Segmentation and Claim Extraction
Segmentation and Claim Extraction
The model output is decomposed into segments each containing a granular factual claims. The most important claims are intelligently selected for evaluation to ensure that minor details don’t adversely impact evaluation of complex outputs.
Fact Verification and Confidence Assessment
Fact Verification and Confidence Assessment
Each claim is reviewed for factual accuracy using model knowledge and outside references if necessary. A binary correctness judgment is assigned to avoid overassignment of partial credit, along with a confidence rating.
Aggregate Scoring
Aggregate Scoring
All claim judgments are weighted by their confidence rating and consolidated into a final correctness score between 0 and 1.
Addressing Low Correctness Scores
Improving Correctness
Pattern Analysis and Prompt Tuning: Identify patterns in incorrect outputs using DeepRails’ Monitor function or evaluation logs, then update prompts to guard against these patterns of unreliability.

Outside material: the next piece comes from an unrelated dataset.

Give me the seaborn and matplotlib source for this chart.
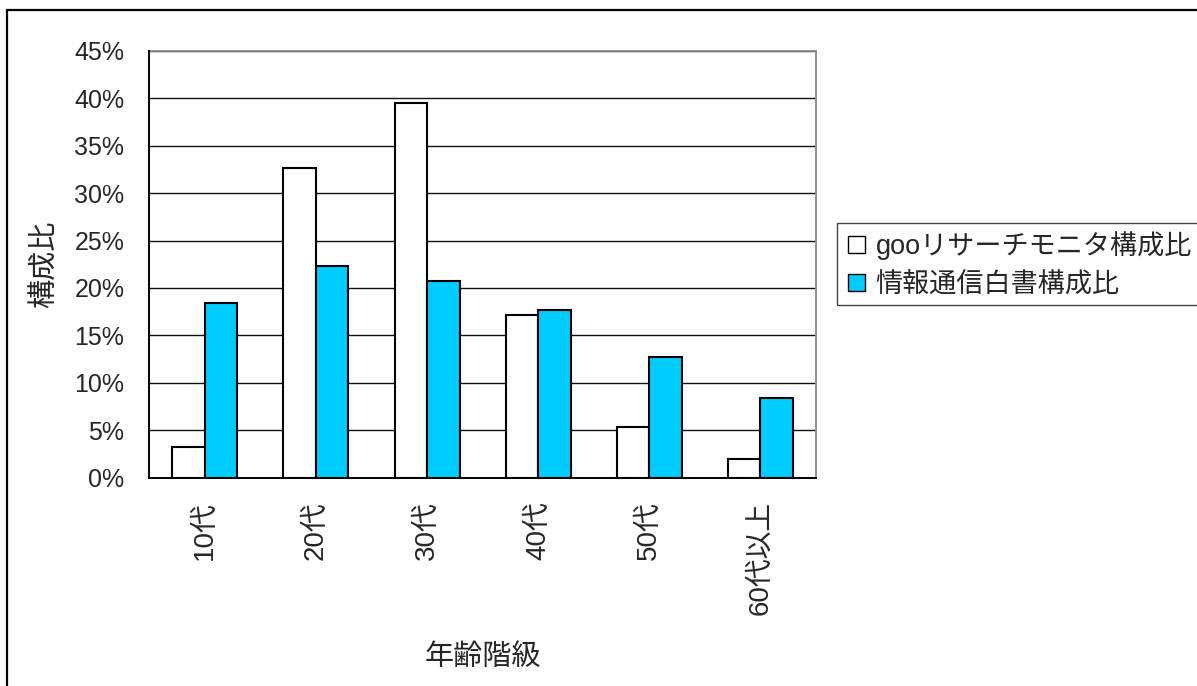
import matplotlib
matplotlib.use("Agg")
import matplotlib.pyplot as plt
from matplotlib.patches import Rectangle
from matplotlib.ticker import FuncFormatter, FixedLocator
import seaborn as sns
import pandas as pd

# Age brackets and composition ratios (%)
age_groups = ["10代", "20代", "30代", "40代", "50代", "60代以上"]
goo_ratio = [3.2, 32.7, 39.5, 17.1, 5.3, 1.9]
whitepaper_ratio = [18.4, 22.3, 20.7, 17.7, 12.7, 8.4]
series_names = ["gooリサーチモニタ構成比", "情報通信白書構成比"]
y_ticks = [0, 5, 10, 15, 20, 25, 30, 35, 40, 45]

df = pd.DataFrame({
    "年齢階級": age_groups * 2,
    "構成比": goo_ratio + whitepaper_ratio,
    "系列": [series_names[0]] * len(age_groups) + [series_names[1]] * len(age_groups),
})

sns.set_style("white")
plt.rcParams["font.family"] = ["Liberation Sans", "Noto Sans CJK JP"]

W, H = 1197, 686
fig = plt.figure(figsize=(W / 100, H / 100), dpi=100)
ax = fig.add_axes([149.3 / W, 1 - 477.5 / H, (816 - 149.3) / W, (477.5 - 51) / H])

palette = {series_names[0]: "#FFFFFF", series_names[1]: "#00CCFF"}
sns.barplot(data=df, x="年齢階級", y="構成比", hue="系列", order=age_groups,
            hue_order=series_names, palette=palette, width=0.585, gap=0,
            edgecolor="black", linewidth=1.5, saturation=1, legend=False,
            errorbar=None, ax=ax, zorder=3)

ax.set_ylim(0, 45)
ax.set_xlim(-0.5, len(age_groups) - 0.5)
ax.set_yticks(y_ticks)
ax.yaxis.set_major_formatter(FuncFormatter(lambda v, _: f"{v:.0f}%"))
ax.yaxis.grid(True, color="#111111", linewidth=1.0, zorder=0)
ax.set_axisbelow(True)

# category separators on the category axis
ax.xaxis.set_minor_locator(FixedLocator([i + 0.5 for i in range(len(age_groups) - 1)]))
ax.tick_params(axis="x", which="major", length=0, pad=17, labelsize=20, labelrotation=90)
ax.tick_params(axis="x", which="minor", direction="in", length=7.5, width=1.0, color="#555555")
ax.tick_params(axis="y", which="major", direction="in", length=7.5, width=1.0, color="black",
               pad=18, labelsize=18)

for side in ("top", "right"):
    ax.spines[side].set_color("#888888")
    ax.spines[side].set_linewidth(1.3)
for side in ("left", "bottom"):
    ax.spines[side].set_color("black")
    ax.spines[side].set_linewidth(1.4)
    ax.spines[side].set_zorder(4)

ax.set_xlabel("年齢階級", fontsize=21, labelpad=20)
ax.set_ylabel("構成比", fontsize=21, labelpad=11)

# legend with a hand-drawn frame
handles = [Rectangle((0, 0), 1, 1, facecolor=palette[n], edgecolor="black", linewidth=1.0)
           for n in series_names]
leg = fig.legend(handles, series_names, loc="upper left",
                 bbox_to_anchor=(843 / W, 1 - 226 / H), frameon=False, fontsize=19.5,
                 handlelength=0.6, handleheight=0.6, handletextpad=0.4,
                 labelspacing=0.42, borderpad=0.2, borderaxespad=0)
fig.patches.append(Rectangle((837 / W, 1 - 305 / H), (1215 - 837) / W, (305 - 223) / H,
                             transform=fig.transFigure, facecolor="none",
                             edgecolor="#444444", linewidth=1.0))

# outer chart border
fig.patches.append(Rectangle((7 / W, -0.02), 1.05, 1 - 10 / H + 0.02,
                             transform=fig.transFigure, facecolor="none",
                             edgecolor="black", linewidth=1.6))

fig.savefig("out.png", dpi=100)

Add Context and Structure: Modify model inputs to include more information on topics models may get wrong or even include a separate context field.
Model Selection: Experiment with different input models, as factuality varies widely across architectures and providers.
Verification Workflow: Use workflows with additional verification steps, either automated or human-in-the-loop, to review and override responses with consistently low correctness.
While Correctness provides a powerful factuality lens, it’s important to combine it with other guardrails like Context Adherence and Completeness for robust production safety.